# '93 (?) Bianchi brought back to life



## Sablotny (Aug 15, 2002)

Here's a bike I just built up for a friend's daughter. He's looking to get her on the road, and she's fired up to roll. Found it on Ebay, it was purported to be a 1993 made from Columbus EL. Its been repainted and measures 51x53 (TT) as far as I can tell, and weighed 4.6 pounds bare bones. Weighed more than I expected, I'm not sure how Extra Leggeri it is. Also has the "Made in Italy" decal, but with English BB threads I'm not sure about that either. Anyway, I'm pleased with the frame for the price. I think its good looking, and the respray paint has a fine pearlescent sheen to it. Bits are mostly from my friend's parts bin - Ouzo Pro forks and "mountain double" 9-speed drivetrain with XTR 12-34 cassette. I think the perforated microfiber tape gives a subtle retro vibe, though it sure shows flaws in one's technique more than cork. Comments welcome.


----------



## T-shirt (Aug 15, 2004)

Sablotny,

That's really nice. The bottom bracket stands out; I like the lug ends that join the chainstays. And that raised 'B' is cool. Very nice job.

Thanks,
Tshirt


----------



## reparto corse (Sep 16, 2008)

very nice job on the frame.


----------



## ilmaestro (May 3, 2008)

the frame looks great.


----------



## Salsa_Lover (Jul 6, 2008)

Very beautiful indeed


----------



## bubbha70 (Aug 8, 2004)

Nice.


----------



## rdolson (Sep 2, 2003)

Who did the paintjob?
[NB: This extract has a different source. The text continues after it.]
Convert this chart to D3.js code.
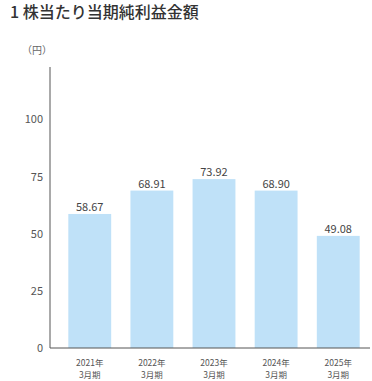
<!DOCTYPE html>
<html>
<head>
<meta charset="utf-8">
<script src="https://cdn.jsdelivr.net/npm/d3@7"></script>
<style>
  body { margin: 0; background: #fff; }
  text { font-family: "Noto Sans CJK JP", "Noto Sans", sans-serif; }
</style>
</head>
<body>
<div id="chart"></div>
<script>
// data
const periods = ["2021年\n3月期", "2022年\n3月期", "2023年\n3月期", "2024年\n3月期", "2025年\n3月期"];
const eps = [58.67, 68.91, 73.92, 68.90, 49.08];
const yTicks = [0, 25, 50, 75, 100];

const width = 372, height = 381;

const svg = d3.select("#chart")
    .append("svg")
    .attr("width", width)
    .attr("height", height);

// title
svg.append("text")
    .attr("x", 10)
    .attr("y", 18)
    .attr("font-size", 16)
    .attr("font-weight", 500)
    .attr("fill", "#333")
    .text("1 株当たり当期純利益金額");

// unit
svg.append("text")
    .attr("x", 22)
    .attr("y", 54)
    .attr("font-size", 10)
    .attr("fill", "#666")
    .text("（円）");

const x = d3.scaleBand()
    .domain(periods)
    .range([59, 369])
    .paddingInner(0.31)
    .paddingOuter(0.15);

const y = d3.scaleLinear()
    .domain([0, 123])
    .range([348, 67]);

// y axis line + labels
svg.append("line")
    .attr("x1", 50).attr("x2", 50)
    .attr("y1", y(123)).attr("y2", y(0))
    .attr("stroke", "#555").attr("stroke-width", 1);

svg.append("g")
    .selectAll("text")
    .data(yTicks)
    .join("text")
        .attr("x", 43)
        .attr("y", d => y(d))
        .attr("dy", "0.35em")
        .attr("text-anchor", "end")
        .attr("font-size", 11)
        .attr("fill", "#555")
        .text(d => d);

// bars
svg.append("g")
    .selectAll("rect")
    .data(eps)
    .join("rect")
        .attr("x", (d, i) => x(periods[i]))
        .attr("y", d => y(d))
        .attr("width", x.bandwidth())
        .attr("height", d => y(0) - y(d))
        .attr("fill", "#bfe1f8");

// value labels
svg.append("g")
    .selectAll("text")
    .data(eps)
    .join("text")
        .attr("x", (d, i) => x(periods[i]) + x.bandwidth() / 2)
        .attr("y", d => y(d) - 3)
        .attr("text-anchor", "middle")
        .attr("font-size", 11)
        .attr("fill", "#444")
        .text(d => d.toFixed(2));

// x axis line
svg.append("line")
    .attr("x1", 50).attr("x2", 370)
    .attr("y1", y(0)).attr("y2", y(0))
    .attr("stroke", "#555").attr("stroke-width", 1);

// category labels
const cat = svg.append("g")
    .selectAll("text")
    .data(periods)
    .join("text")
        .attr("x", d => x(d) + x.bandwidth() / 2)
        .attr("y", 366)
        .attr("text-anchor", "middle")
        .attr("font-size", 8.5)
        .attr("fill", "#555");

cat.selectAll("tspan")
    .data(d => d.split("\n"))
    .join("tspan")
        .attr("x", function() { return d3.select(this.parentNode).attr("x"); })
        .attr("dy", (d, i) => i === 0 ? 0 : 12)
        .text(d => d);
</script>
</body>
</html>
I will be looking to send my '81 Nuovo Racing out for a refinish soon and hope to find a quality painter that won't break the bank.


----------



## Sablotny (Aug 15, 2002)

The decal says "Fresh Frame" from Pennsylvania; it was done by a previous owner. I tried to look them up on the web but couldn't find anything.


----------



## pinoybiker92 (Apr 16, 2009)

Beautiful job on the restoration! I envy your friend's daughter haha.


----------